_Goal_
Print word for word the first line of the listing below and every line after it, through the line with "months = list(range(-60, 61))". Leave out the pictures and the rest.

_Given material_
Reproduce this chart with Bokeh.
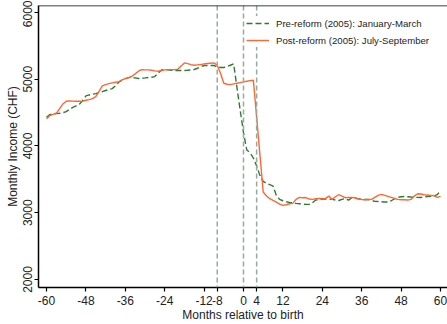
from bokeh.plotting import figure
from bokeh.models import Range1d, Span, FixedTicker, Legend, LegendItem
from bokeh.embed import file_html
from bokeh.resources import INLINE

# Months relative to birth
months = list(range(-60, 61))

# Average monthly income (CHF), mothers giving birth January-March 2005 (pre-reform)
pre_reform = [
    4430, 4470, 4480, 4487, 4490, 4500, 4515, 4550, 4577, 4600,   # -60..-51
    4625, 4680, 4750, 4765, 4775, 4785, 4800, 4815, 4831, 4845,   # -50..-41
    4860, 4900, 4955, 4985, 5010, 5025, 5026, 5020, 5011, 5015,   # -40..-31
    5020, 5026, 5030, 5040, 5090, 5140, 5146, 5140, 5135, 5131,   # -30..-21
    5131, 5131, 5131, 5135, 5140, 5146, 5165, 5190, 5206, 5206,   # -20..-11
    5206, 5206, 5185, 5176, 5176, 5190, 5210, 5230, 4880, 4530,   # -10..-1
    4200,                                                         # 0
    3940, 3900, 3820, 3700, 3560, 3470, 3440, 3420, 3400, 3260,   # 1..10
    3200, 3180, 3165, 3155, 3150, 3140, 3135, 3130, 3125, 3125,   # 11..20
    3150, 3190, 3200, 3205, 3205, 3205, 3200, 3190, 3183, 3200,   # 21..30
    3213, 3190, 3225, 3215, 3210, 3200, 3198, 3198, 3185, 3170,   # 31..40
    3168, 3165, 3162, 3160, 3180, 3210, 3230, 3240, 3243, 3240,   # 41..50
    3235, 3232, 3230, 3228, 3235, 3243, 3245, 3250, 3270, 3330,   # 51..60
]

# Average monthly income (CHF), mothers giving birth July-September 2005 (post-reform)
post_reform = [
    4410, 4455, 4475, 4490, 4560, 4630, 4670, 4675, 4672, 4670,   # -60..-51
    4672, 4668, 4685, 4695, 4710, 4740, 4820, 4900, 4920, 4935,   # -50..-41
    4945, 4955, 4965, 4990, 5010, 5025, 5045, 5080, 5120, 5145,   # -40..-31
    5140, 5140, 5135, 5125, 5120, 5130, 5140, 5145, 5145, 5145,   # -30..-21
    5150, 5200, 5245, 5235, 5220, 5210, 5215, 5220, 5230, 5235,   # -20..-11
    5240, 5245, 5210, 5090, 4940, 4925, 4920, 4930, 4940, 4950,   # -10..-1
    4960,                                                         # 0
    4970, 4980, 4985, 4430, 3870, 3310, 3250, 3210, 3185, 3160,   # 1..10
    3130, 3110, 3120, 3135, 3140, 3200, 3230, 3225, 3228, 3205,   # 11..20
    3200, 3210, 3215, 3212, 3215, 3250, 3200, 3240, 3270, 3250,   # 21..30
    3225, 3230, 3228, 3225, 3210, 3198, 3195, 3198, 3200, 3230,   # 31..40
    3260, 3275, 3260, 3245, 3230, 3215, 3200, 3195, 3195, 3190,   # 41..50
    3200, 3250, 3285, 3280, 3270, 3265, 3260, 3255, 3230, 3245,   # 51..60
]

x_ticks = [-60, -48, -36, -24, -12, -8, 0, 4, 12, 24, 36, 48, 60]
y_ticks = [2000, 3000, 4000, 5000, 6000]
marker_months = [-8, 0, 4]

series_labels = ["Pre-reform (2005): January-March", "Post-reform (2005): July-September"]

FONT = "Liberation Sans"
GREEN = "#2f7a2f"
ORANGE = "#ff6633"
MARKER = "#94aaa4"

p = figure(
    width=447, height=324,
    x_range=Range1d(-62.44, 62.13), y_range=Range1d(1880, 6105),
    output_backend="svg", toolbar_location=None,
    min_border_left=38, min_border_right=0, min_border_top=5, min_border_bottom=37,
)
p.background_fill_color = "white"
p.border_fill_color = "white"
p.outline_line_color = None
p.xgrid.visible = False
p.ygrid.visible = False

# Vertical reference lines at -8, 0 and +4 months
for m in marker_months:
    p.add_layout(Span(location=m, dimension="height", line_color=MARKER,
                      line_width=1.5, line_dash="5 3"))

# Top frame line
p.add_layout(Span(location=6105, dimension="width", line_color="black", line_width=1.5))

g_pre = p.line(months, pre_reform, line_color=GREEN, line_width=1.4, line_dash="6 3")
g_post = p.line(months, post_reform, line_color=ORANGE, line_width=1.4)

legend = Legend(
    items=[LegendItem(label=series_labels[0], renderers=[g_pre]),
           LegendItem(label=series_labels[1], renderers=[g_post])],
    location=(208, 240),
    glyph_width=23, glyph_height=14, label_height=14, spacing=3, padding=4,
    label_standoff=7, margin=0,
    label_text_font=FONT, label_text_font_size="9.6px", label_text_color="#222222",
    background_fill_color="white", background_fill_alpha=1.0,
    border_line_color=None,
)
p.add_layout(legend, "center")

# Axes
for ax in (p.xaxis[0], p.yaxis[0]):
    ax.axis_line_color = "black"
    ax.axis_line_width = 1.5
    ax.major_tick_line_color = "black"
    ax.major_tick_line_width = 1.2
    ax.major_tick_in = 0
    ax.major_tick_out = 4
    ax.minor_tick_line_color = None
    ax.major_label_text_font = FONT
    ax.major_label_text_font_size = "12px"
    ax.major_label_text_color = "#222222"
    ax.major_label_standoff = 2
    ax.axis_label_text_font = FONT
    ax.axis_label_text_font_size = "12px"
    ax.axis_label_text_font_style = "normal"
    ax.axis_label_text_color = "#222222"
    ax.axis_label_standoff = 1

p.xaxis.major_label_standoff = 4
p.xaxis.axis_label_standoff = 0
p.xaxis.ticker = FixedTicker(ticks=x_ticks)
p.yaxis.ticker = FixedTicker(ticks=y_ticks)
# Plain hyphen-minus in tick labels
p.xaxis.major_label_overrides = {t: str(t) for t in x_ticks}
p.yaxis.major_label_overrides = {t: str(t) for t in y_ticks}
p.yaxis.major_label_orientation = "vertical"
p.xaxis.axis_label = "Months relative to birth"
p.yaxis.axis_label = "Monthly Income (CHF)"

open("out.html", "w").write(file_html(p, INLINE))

_Exercise solution_
Reproduce this chart with Bokeh.
from bokeh.plotting import figure
from bokeh.models import Range1d, Span, FixedTicker, Legend, LegendItem
from bokeh.embed import file_html
from bokeh.resources import INLINE

# Months relative to birth
months = list(range(-60, 61))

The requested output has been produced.